Post by lemoncupcake on Aug 1, 2021 19:13:33 GMT -5
What the absolute fuck? I’d straight up contact both of the parents to set things straight, and gently (aka not so gently) make sure they understand the risks of their kid making violent threats against mine.
Update: Called the BB gun kid's parents and Accrued Interest kid's parents. Very productive discussion and both kids' parents were 100% on board that this is NOT ok behavior. Then I started a group text with all the boys' moms (there are five boys in this friend group who were on the group chat that the threatening text was posted on.) We all live in the neighborhood and will be getting together to formally meet each other in person and basically form a network of all-knowing-all-seeing moms (lol! You know what I mean, though.)
Update: Called the BB gun kid's parents and Accrued Interest kid's parents. Very productive discussion and both kids' parents were 100% on board that this is NOT ok behavior. Then I started a group text with all the boys' moms (there are five boys in this friend group who were on the group chat that the threatening text was posted on.) We all live in the neighborhood and will be getting together to formally meet each other in person and basically form a network of all-knowing-all-seeing moms (lol! You know what I mean, though.)
This seems like a wonderful outcome. Glad you were able to connect with the parents.
UPDATE #2 --- We met last night and it was both good and awkward.
We started out really positively, just getting to know each other, then it was time to talk about the issue at hand. The mother of the boy who sent the text, we’ll call her Anna, actually defended her son’s text saying, first “that’s how the boys sometimes talk to each other. I don’t want to tell them how to communicate. It’s not my place, really.” Umm, WHAT??? The hell it isn’t your place! She’s the mom! They’re 13 and 14 year old boys. They need a shitton of guidance.
Then she actually tried to find a silver lining in her kid’s behavior and said, “I was kind of proud of [kid] for standing up for his friend and seeking justice for the money DS owed.” No! You do not condone threats of shooting one friend on behalf of another friend, EVER!
She was really hurt that I called her out in the group text with the other moms because she said the other boys hadn’t said anything. But they were all in the group chat and they did see the threat. They needed to also know that that isn’t OK. Their moms needed to be in the loop too. There have to be some hard boundaries and threatening to shoot someone is a very, very hard line.
Everyone left and she wanted to talk to me privately. She tried to make me take the blame for not coming to her one-on-one and for singling out her kid. I was all “I will always make my child’s safety the #1 priority over anything else. I take violent threats extremely seriously. I’m not sorry that I brought this to light. Your son has to learn that he can not threaten those things and all the boys need to know that this is not OK behavior, ever.”
She's lashing out because she's embarrassed and taking you calling out her son's actions as a referendum on her as a parent.

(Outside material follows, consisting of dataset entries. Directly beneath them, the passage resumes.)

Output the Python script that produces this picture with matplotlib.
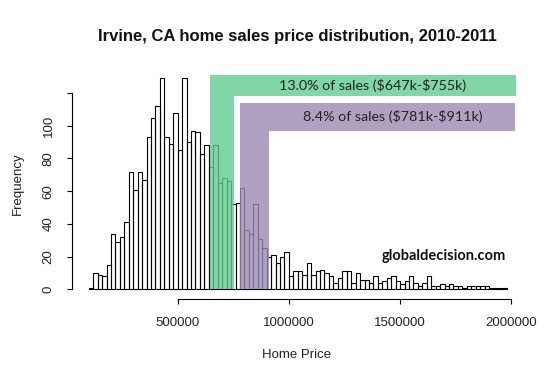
import numpy as np
import matplotlib
matplotlib.use("Agg")
import matplotlib.pyplot as plt
from matplotlib.patches import Polygon

plt.rcParams['font.family'] = ['Liberation Sans', 'DejaVu Sans']

# histogram of sale prices, 20k wide bins from 100k to 1.98M
bin_start = 100000
bin_width = 20000
counts = [1, 10, 9, 8, 15, 34, 29, 32, 41, 72,
          61, 72, 67, 93, 105, 112, 129, 93, 89, 108,
          85, 129, 90, 97, 96, 83, 88, 75, 88, 65,
          68, 66, 52, 53, 62, 36, 34, 52, 31, 25,
          20, 21, 16, 20, 23, 8, 11, 11, 9, 16,
          9, 11, 12, 10, 8, 4, 7, 11, 11, 4,
          10, 6, 6, 4, 8, 4, 5, 7, 8, 5,
          3, 5, 8, 4, 2, 4, 8, 2, 2, 3,
          2, 3, 2, 2, 1, 2, 2, 2, 2, 2,
          1, 1, 1, 1]

x_ticks = [500000, 1000000, 1500000, 2000000]
y_ticks = [0, 20, 40, 60, 80, 100, 120]
y_tick_labels = ['0', '20', '40', '60', '80', '100', '']

# highlighted price ranges
green_range = (647000, 755000)
green_label = r"13.0% of sales (\$647k-\$755k)"
purple_range = (781000, 911000)
purple_label = r"8.4% of sales (\$781k-\$911k)"

edges = bin_start + bin_width * np.arange(len(counts) + 1)

fig = plt.figure(figsize=(5.5, 3.77), dpi=100)
ax = fig.add_axes([72 / 550, 1 - 298.5 / 377, 451.6 / 550, 228.5 / 377])

ax.bar(edges[:-1], counts, width=bin_width, align='edge',
       facecolor='none', edgecolor='black', linewidth=0.8)

# L shaped bands (vertical over the range, then a bar running right)
def band(xr, top, bottom, right, color):
    pts = [(xr[0], 0), (xr[0], top), (right, top), (right, bottom),
           (xr[1], bottom), (xr[1], 0)]
    ax.add_patch(Polygon(pts, closed=True, facecolor=color, edgecolor='none',
                         alpha=0.8, zorder=3))

band(green_range, 131, 118.4, 2021000, '#60CC90')
band(purple_range, 114.1, 97, 2016000, '#9C8AB5')

ax.text(1378000, 124.6, green_label, ha='center', va='center',
        family=['Lato', 'DejaVu Sans'], fontsize=10.3, color='#222222', zorder=4)
ax.text(1468000, 105.4, purple_label, ha='center', va='center',
        family=['Lato', 'DejaVu Sans'], fontsize=10.3, color='#222222', zorder=4)
ax.text(1697000, 20.4, "globaldecision.com", ha='center', va='center',
        family=['Lato', 'DejaVu Sans'], fontsize=10.5, fontweight='bold',
        color='#111111', zorder=4)

ax.set_xlim(24800, 2055200)
ax.set_ylim(-5.6, 134.1)

for s in ['top', 'right']:
    ax.spines[s].set_visible(False)
ax.spines['bottom'].set_bounds(500000, 2000000)
ax.spines['left'].set_bounds(0, 120)
ax.spines['bottom'].set_linewidth(0.8)
ax.spines['left'].set_linewidth(0.8)

ax.set_xticks(x_ticks)
ax.set_xticklabels([str(t) for t in x_ticks])
ax.set_yticks(y_ticks)
ax.set_yticklabels(y_tick_labels)
ax.tick_params(axis='x', length=3.6, width=0.8, pad=10, labelsize=9.5,
               labelcolor='#222222')
ax.tick_params(axis='y', length=3.6, width=0.8, pad=9, labelsize=9.5,
               labelcolor='#222222')
plt.setp(ax.get_yticklabels(), rotation=90, va='center')

fig.text(0.54, 1 - 36 / 377, "Irvine, CA home sales price distribution, 2010-2011",
         ha='center', va='center', fontsize=12, fontweight='bold',
         color='#111111')
fig.text(0.54, 1 - 355 / 377, "Home Price", ha='center', va='center',
         fontsize=9.5, color='#222222')
fig.text(18 / 550, 1 - 184 / 377, "Frequency", ha='center', va='center',
         rotation=90, fontsize=9.5, color='#222222')

fig.savefig("out.png", dpi=100)
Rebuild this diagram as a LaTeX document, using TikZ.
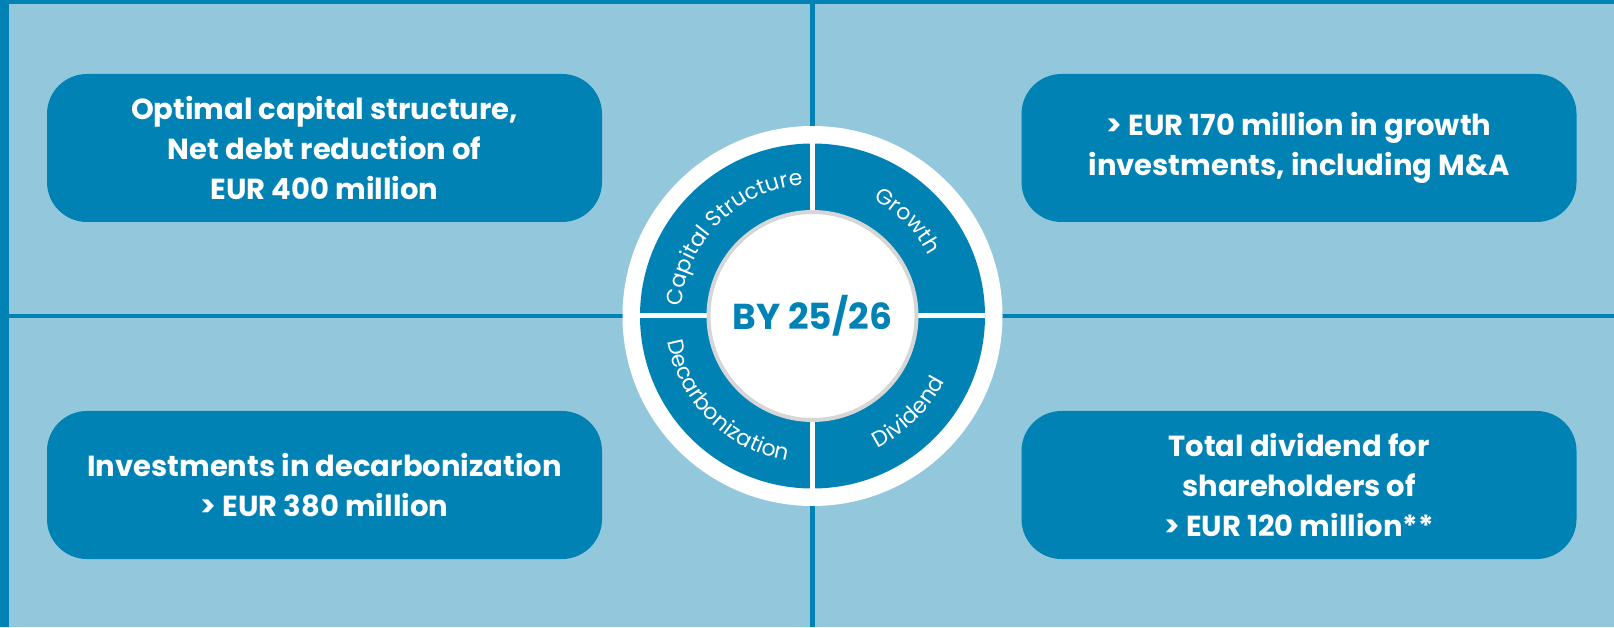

Kids say and do stupid shit sometimes. That's not necessarily a referendum on their parents' parenting. But the parents' RESPONSE to it sure as hell is. I give this lady extreme side eye.
I mean, if she wants to give her child a weapon, she's going to have to learn to deal with people not being ok with him threatening to use it. WTF!?
I know a BB gun isn't the same as a real gun, but it can definitely cause harm. Personally I do not think they belong in the hands of children at all. A kid in my school growing up was shot with one and it left a pretty noticeable scar because it caused a real wound.
Post by somersault72 on Aug 4, 2021 11:57:10 GMT -5
I'm hoping y'all are right and she IS truly embarrassed and not ACTUALLY proud of this kid's behavior...because you never know.
Good job getting all the moms together (I don't care what "Anna" says). Kids need to know whether the intent is actually there or not there are some things you just can't go around saying to people. I am constantly having this conversation with my own 13 year old son.
Like, I would be *super* embarrassed if that was my child b/c that's not how I'm parenting. But my reaction would be repeated apologizes by myself & my child to you/yours, not "BUt hE'S sUcH a GOoD frIeND." Because it's also part of my parenting to model accepting fault and responsibility for poor choices.
This woman is like half the parents I deal with on a regular basis: justifying their kid’s bad behavior, blaming it on someone else, etc.
So glad you addressed it!
The mom of the boy who was owed the money was like "Uh, no. [my DS] doesn't owe my son anything and this isn't really how I think we should encourage the boys to seek 'justice.'"
I had also apologized for going a bit mama bear on the situation and the other two moms (not Anna) very firmly said, “Don’t ever apologize for being the mama bear. You were protecting your child. That’s your job.” So yeah, I definitely have the other moms support.
I agree that she was embarrassed and felt like this was a reflection of her as a parent. But I also emphasized that I didn’t think her kid is a bad kid. I don’t. The boys are good kids but they’re YOUNG and really dumb sometimes. They say stuff that they don’t realize could get themselves or someone else hurt. Threatening to shoot someone is a big threat that necessitated a big response. I’m not sorry I called her and him out.